11月10日説教「たとえ使い果たしても」よりメッセージ要点

説教

ルカによる福音書 19章 12ー13節: イエスは言われた。「ある立派な家柄の人が、王の位を受けて帰るために、遠い国へ旅立つことになった。  そこで彼は、十人の僕を呼んで十ムナの金を渡し、『わたしが帰って来るまで、これで商売をしなさい』と言った。」

  上に挙げたのは、与えられた聖書箇所の一部です。十人の僕に十ムナの金を渡すとありますが、この十人は一人一ムナづつを平等に受け取ったのです。一ムナというのは、現代のお金に換算すると、100万円位と思ってください。そして、このたとえ話の続きを話すと、王様が帰ってきたら、どれだけ商売でもうかったか僕たちに聞くのです。

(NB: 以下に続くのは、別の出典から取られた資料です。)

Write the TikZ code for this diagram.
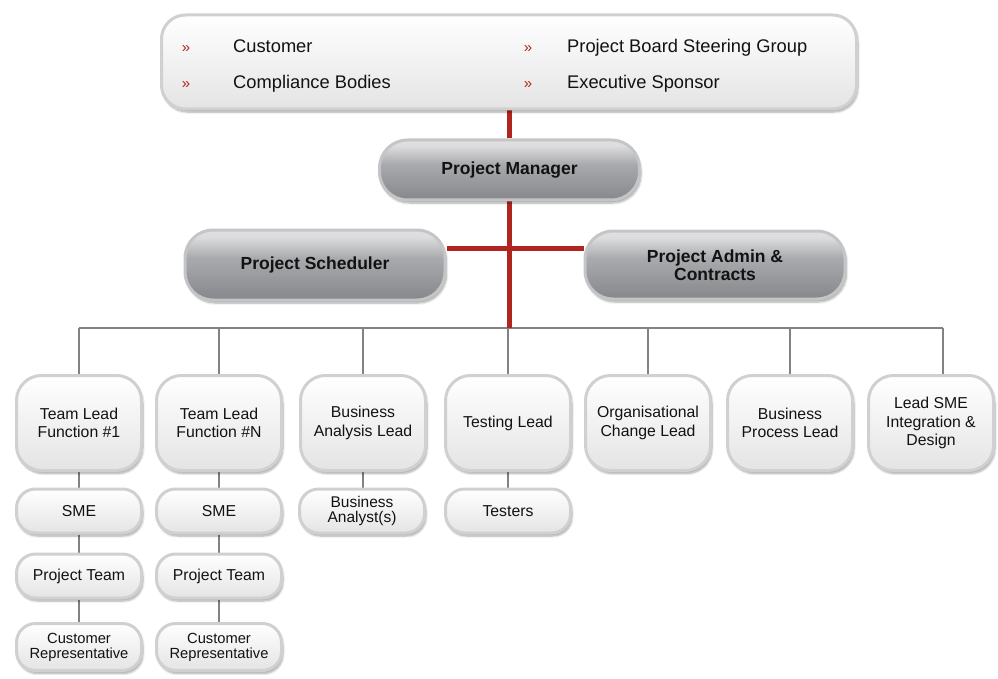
\documentclass[tikz,border=0pt]{standalone}
\usepackage{fontspec}
\setmainfont{Liberation Sans}
\usetikzlibrary{shadows.blur}
\definecolor{redline}{HTML}{B0261E}
\definecolor{busgray}{HTML}{818285}
\definecolor{lboxborder}{HTML}{D0D0D1}
\definecolor{lboxbottom}{HTML}{E4E4E5}
\definecolor{gborder}{HTML}{C4C5C7}
\definecolor{ga}{HTML}{F3F3F4}
\definecolor{gb}{HTML}{DCDCDE}
\definecolor{gc}{HTML}{A9AAAD}
\definecolor{gd}{HTML}{8C8D91}
\definecolor{ge}{HTML}{707176}
\definecolor{txt}{HTML}{121212}
\pgfdeclareverticalshading{glossgray}{100bp}{color(0bp)=(ge); color(30bp)=(gd); color(55bp)=(gc); color(70bp)=(gb); color(100bp)=(ga)}
\pgfdeclarelayer{bg}
\pgfsetlayers{bg,main}
\begin{document}
\begin{tikzpicture}[x=1pt,y=-1pt,
  shad/.style={blur shadow={shadow blur steps=6, shadow xshift=1.5pt, shadow yshift=-3pt, shadow opacity=35}},
  lightbox/.style={shad, draw=lboxborder, line width=3pt, top color=white, bottom color=lboxbottom,
     rounded corners=#1, align=center, text=txt, inner sep=2pt},
  lightbox/.default=22pt,
  bigbox/.style={lightbox=25pt, minimum width=125pt, minimum height=95pt,
     font={\fontsize{15.8}{18.5}\selectfont}},
  smallbox/.style={lightbox=19pt, minimum width=125pt, minimum height=44pt,
     font={\fontsize{15.8}{15.5}\selectfont}},
  glossbox/.style={shad, draw=gborder, line width=3pt, shading=glossgray, rounded corners=28pt,
     minimum width=260pt, align=center, text=txt, font={\bfseries\fontsize{17.5}{17.5}\selectfont}},
  redl/.style={draw=redline, line width=5pt},
  grayl/.style={draw=busgray, line width=2.4pt},
  bullet/.style={text=redline, font={\fontsize{15}{15}\selectfont}, anchor=base, inner sep=0pt},
  toptext/.style={text=txt, font={\fontsize{18.3}{18.3}\selectfont}, anchor=base west, inner sep=0pt}
]
\useasboundingbox (0,0) rectangle (998,679);

% top box
\node[lightbox=24pt, minimum width=695pt, minimum height=94pt] (top) at (509,62) {};
\node[bullet] (b1) at (186,53) {»};
\node[bullet] (b2) at (186,89) {»};
\node[bullet] (b3) at (528,53) {»};
\node[bullet] (b4) at (528,89) {»};
\node[toptext] (t1) at (233,53) {Customer};
\node[toptext] (t2) at (233,89) {Compliance Bodies};
\node[toptext] (t3) at (567,53) {Project Board Steering Group};
\node[toptext] (t4) at (567,89) {Executive Sponsor};

% glossy boxes
\node[glossbox, minimum height=60pt] (pm) at (509.5,170) {Project Manager};
\node[glossbox, minimum height=70pt] (sched) at (315,265) {Project Scheduler};
\node[glossbox, minimum height=68pt] (admin) at (715,265) {Project Admin \&\\Contracts};

% bus coordinates
\coordinate (busL) at (79,328);
\coordinate (busR) at (943,328);
\coordinate (rj) at (509,248);

% row 1
\node[bigbox] (l1) at (79,423) {Team Lead\\Function \#1};
\node[bigbox] (l2) at (219,423) {Team Lead\\Function \#N};
\node[bigbox] (l3) at (363,423) {Business\\Analysis Lead};
\node[bigbox] (l4) at (508,423) {Testing Lead};
\node[bigbox] (l5) at (648,423) {Organisational\\Change Lead};
\node[bigbox] (l6) at (790,423) {Business\\Process Lead};
\node[bigbox] (l7) at (931,423) {Lead SME\\Integration \&\\Design};

% row 2
\node[smallbox] (s1) at (79,511) {SME};
\node[smallbox] (s2) at (219,511) {SME};
\node[smallbox, font={\fontsize{15.5}{15}\selectfont}] (s3) at (362,511) {Business\\Analyst(s)};
\node[smallbox] (s4) at (508,511) {Testers};

% row 3
\node[smallbox] (p1) at (79,576) {Project Team};
\node[smallbox] (p2) at (219,576) {Project Team};

% row 4
\node[smallbox, minimum height=47pt, font={\fontsize{14.7}{15}\selectfont}] (c1) at (79,647) {Customer\\Representative};
\node[smallbox, minimum height=47pt, font={\fontsize{14.7}{15}\selectfont}] (c2) at (219,647) {Customer\\Representative};

\begin{pgfonlayer}{bg}
  \draw[grayl] (busL) -- (busR);
  \draw[grayl] (busL) -- (l1.north);
  \draw[grayl] (l2.north |- busL) -- (l2.north);
  \draw[grayl] (l3.north |- busL) -- (l3.north);
  \draw[grayl] (l4.north |- busL) -- (l4.north);
  \draw[grayl] (l5.north |- busL) -- (l5.north);
  \draw[grayl] (l6.north |- busL) -- (l6.north);
  \draw[grayl] (busR) -- (busR |- l7.north);
  \draw[grayl] (l1.south) -- (s1.north);
  \draw[grayl] (s1.south) -- (p1.north);
  \draw[grayl] (p1.south) -- (c1.north);
  \draw[grayl] (l2.south) -- (s2.north);
  \draw[grayl] (s2.south) -- (p2.north);
  \draw[grayl] (p2.south) -- (c2.north);
  \draw[grayl] (l3.south) -- (l3.south |- s3.north);
  \draw[grayl] (l4.south) -- (s4.north);
  \draw[redl] (top.south -| rj) -- (pm.north -| rj);
  \draw[redl] (pm.south -| rj) -- (busL -| rj);
  \draw[redl] (sched.east |- rj) -- (admin.west |- rj);
\end{pgfonlayer}
\end{tikzpicture}
\end{document}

 一人目は100万円を1000万円まで増やしました。二人目は100万円を500万円に増やしました。といってほめられるのです。でも三人目は、100万円を布に包んでしまっておいて、そのまま100万円をとっておいたのです。すると、王様は三人目の僕をひどくしかられました。4人目から10人目はどれだけ増やせたのか、あるいは、全然増やせずに商売に失敗したのか、たとえ話では触れられていないので、なんともわかりません。 それにしても、このたとえ話で、王様は神様で、僕は私たちのことを言っていると思いますが、神様から私たち一人に平等にいただく一ムナで商売するっていったいどういうことなのでしょう。
  わたしは、先週ある幼稚園の子供たち10人でやってくれた劇を見ていたんです。そのうち一人は、大きな障害を持っている車椅子の子で、舞台の上には上がれないし、また言葉をしゃべることもうまくできない子でした。劇の最初は舞台の下で待っているだけでした。でも最後のクライマックスになって、その子は先生たちが手伝って車椅子ごと舞台の上に上がりました。そして鈴球をひっぱって、「おめでとう。」という垂れ幕が出るという役を演じたのです。私は涙が出てきてしまいました。

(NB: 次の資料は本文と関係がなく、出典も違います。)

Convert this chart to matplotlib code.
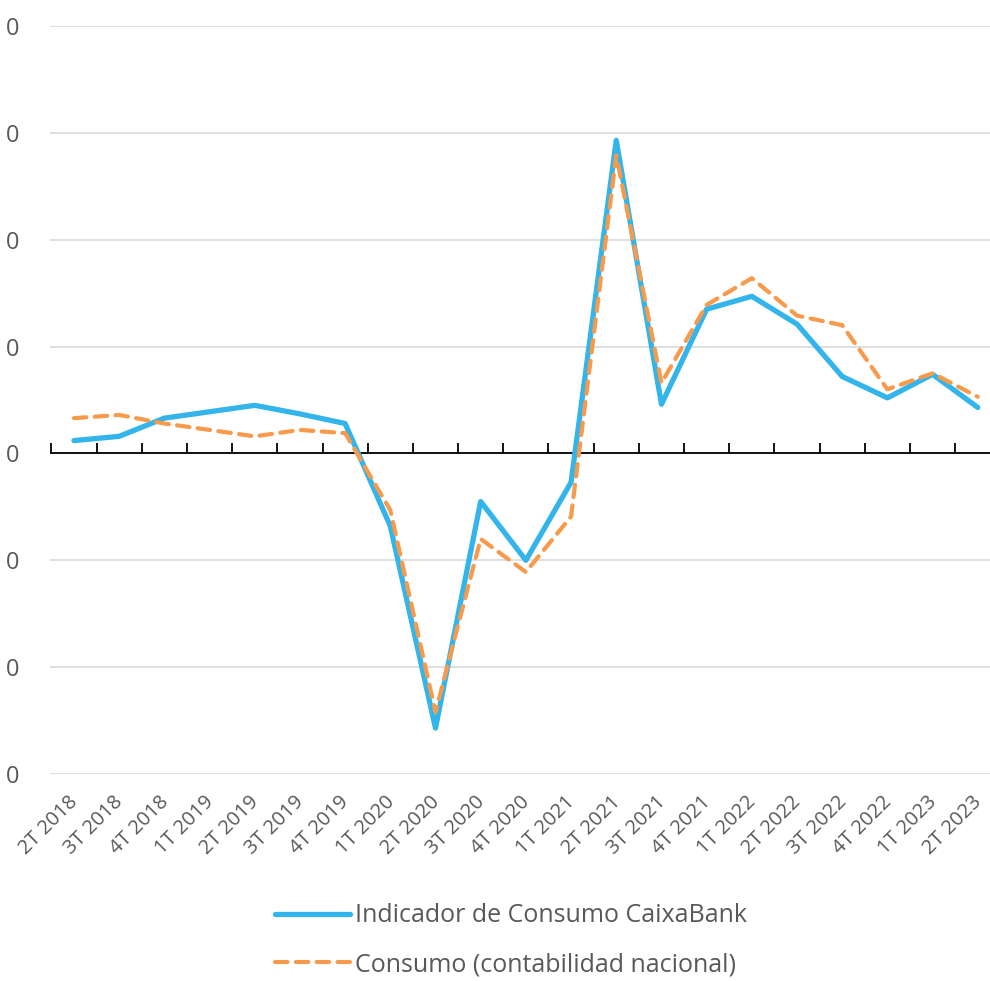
import matplotlib.pyplot as plt
from matplotlib.transforms import ScaledTranslation

plt.rcParams['font.family'] = ['Open Sans', 'DejaVu Sans']

quarters = ['2T 2018', '3T 2018', '4T 2018', '1T 2019', '2T 2019', '3T 2019', '4T 2019',
            '1T 2020', '2T 2020', '3T 2020', '4T 2020', '1T 2021', '2T 2021', '3T 2021',
            '4T 2021', '1T 2022', '2T 2022', '3T 2022', '4T 2022', '1T 2023', '2T 2023']

indicador = [1.2, 1.6, 3.3, 3.9, 4.5, 3.7, 2.8, -6.8, -25.7, -4.5, -10.0, -2.7,
             29.3, 4.6, 13.5, 14.7, 12.1, 7.2, 5.2, 7.4, 4.3]
consumo = [3.3, 3.6, 2.8, 2.2, 1.6, 2.2, 1.9, -5.3, -24.2, -8.0, -11.1, -5.9,
           27.9, 6.6, 13.9, 16.4, 12.9, 12.0, 6.0, 7.5, 5.3]

y_ticks = [-30, -20, -10, 0, 10, 20, 30, 40]
y_labels = ['0'] * len(y_ticks)

blue = '#33B5EB'
orange = '#F79A4B'
text_gray = '#595959'

fig = plt.figure(figsize=(9.9, 9.81), dpi=100)
ax = fig.add_axes([0.0505, 0.211, 0.9495, 0.7625])

x = list(range(len(quarters)))
ax.plot(x, indicador, color=blue, linewidth=3.8, solid_joinstyle='round',
        solid_capstyle='round', label='Indicador de Consumo CaixaBank', zorder=3)
ax.plot(x, consumo, color=orange, linewidth=3.0, linestyle=(0, (3, 2)),
        dash_capstyle='round', label='Consumo (contabilidad nacional)', zorder=4)

ax.set_xlim(-0.53, 20.27)
ax.set_ylim(-30, 40)
ax.set_yticks(y_ticks)
ax.set_yticklabels(y_labels, fontsize=17, color=text_gray)
ax.yaxis.grid(True, color='#D9D9D9', linewidth=1.2)
ax.set_axisbelow(True)
ax.tick_params(axis='y', length=0, pad=22)

ax.set_xticks(x)
ax.set_xticklabels(quarters, rotation=45, ha='right', rotation_mode='anchor',
                   fontsize=14.5, color=text_gray)
ax.tick_params(axis='x', length=0, pad=13)
shift = ScaledTranslation(-6 / 100, 0, fig.dpi_scale_trans)
for lbl in ax.get_xticklabels():
    lbl.set_transform(lbl.get_transform() + shift)

for s in ax.spines.values():
    s.set_visible(False)

# category axis drawn at zero with upward tick marks between quarters
ax.axhline(0, color='black', linewidth=1.3, zorder=2)
bounds = [i - 0.5 for i in range(len(quarters) + 1)]
ax.plot(bounds, [0] * len(bounds), linestyle='none', marker=2, markersize=7,
        markeredgewidth=1.3, color='black', zorder=2)

leg = ax.legend(loc='upper center', bbox_to_anchor=(0.49, -0.143), ncol=1, frameon=False,
                fontsize=18, handlelength=3.0, handletextpad=0.2, labelspacing=0.95)
for t in leg.get_texts():
    t.set_color(text_gray)

fig.savefig('out.png', dpi=100)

 有名なクリスチャンのお医者さんで、105歳まで生きられ、数年前亡くなった、日野原重明先生という方がいましたが、彼はこんなことを書いていました。「もし、平等ということがありうるとすれば、与えられた人生のなかで、与えられた各人の『宝』を最高度に社会のなかで活かす、あるいは社会に還元する機会が、すべての人に与えられている。」と。。。。この言葉を読んだとき、最初は、同意できませんでした。私のいとこで8時間しか生きることができなかった子がいたのです。
 でもよく考えると、この世に生まれてきた一人ひとりの命は、何時間生きられるか、何年生きるか、またどんな才能を持つかは、あるいは障害を持つか、それはひとりひとり違います。でもいろいろな違いはあっても、必ず、人にはこの世での死がおとずれて、その命は最後はお返しすることになるという点で、平等だということに気づかされます。
 そして、どんな命が短命でも長命でも、あるいはどんな才能があろうが障害が与えられようが、その命を社会に生かす機会はあることを、幼稚園の子供たちの劇を見ていてひしひしと感じてきたのです。あの8時間しか生きられなかったいとこも、短時間であってもおじとおばにはたいへんな喜びを与えたのです。また私も、そのいとこが生まれた4時間以内に、小学校3年生でしたが、「ばんざい」という喜びの作文を書いて提出したことも覚えてます。
 イエス様の今日のたとえ話で、一ムナって、ひとりひとりに、私たちに与えられている命だと考えることができるのではないでしょうか。そして、その命、多いに使って社会に生かすように、神様はいっておられるのだと思います。決して布に隠しているのではなく。
  いつか終わる命を、せいいっぱい社会に還元すること、それがたとえ失敗に終わる人生だってあるかもしれないけど、とにかく社会に活かそうとすることが大切だといっておられるように思うのです。
 たとえ話で4人目から10人目はみな使いきって損してしまった人たちだったかもしれません。でも神様は、布にしまっていた人のようには、しかられないと思います。それはイエスさま自身どういうお方だったか考えればわかると思います。ご自分の命を精一杯使われました。でも商売して儲けたわけでも、本を自分で書いたわけでも、芸術作品を残したわけではありません。徹底的にへりくだり、自分を無にして、ひとびとから十字架刑で殺されてしまったのです。でも神は、そのままで終わりにはなさいませんでした。復活の命があったのです。よみがえられたのです。
 お祈りします。天の神様、平等にいただいている命、いただく才能や病、この世に生きる時間は異なっても、いつかはかならず平等に全員が神にお返しする命を、感謝します。神様の御用のために、そして隣人に社会のため、与えられている命が使われるように導いてください。主イエスのお名前によって祈ります。 アーメン。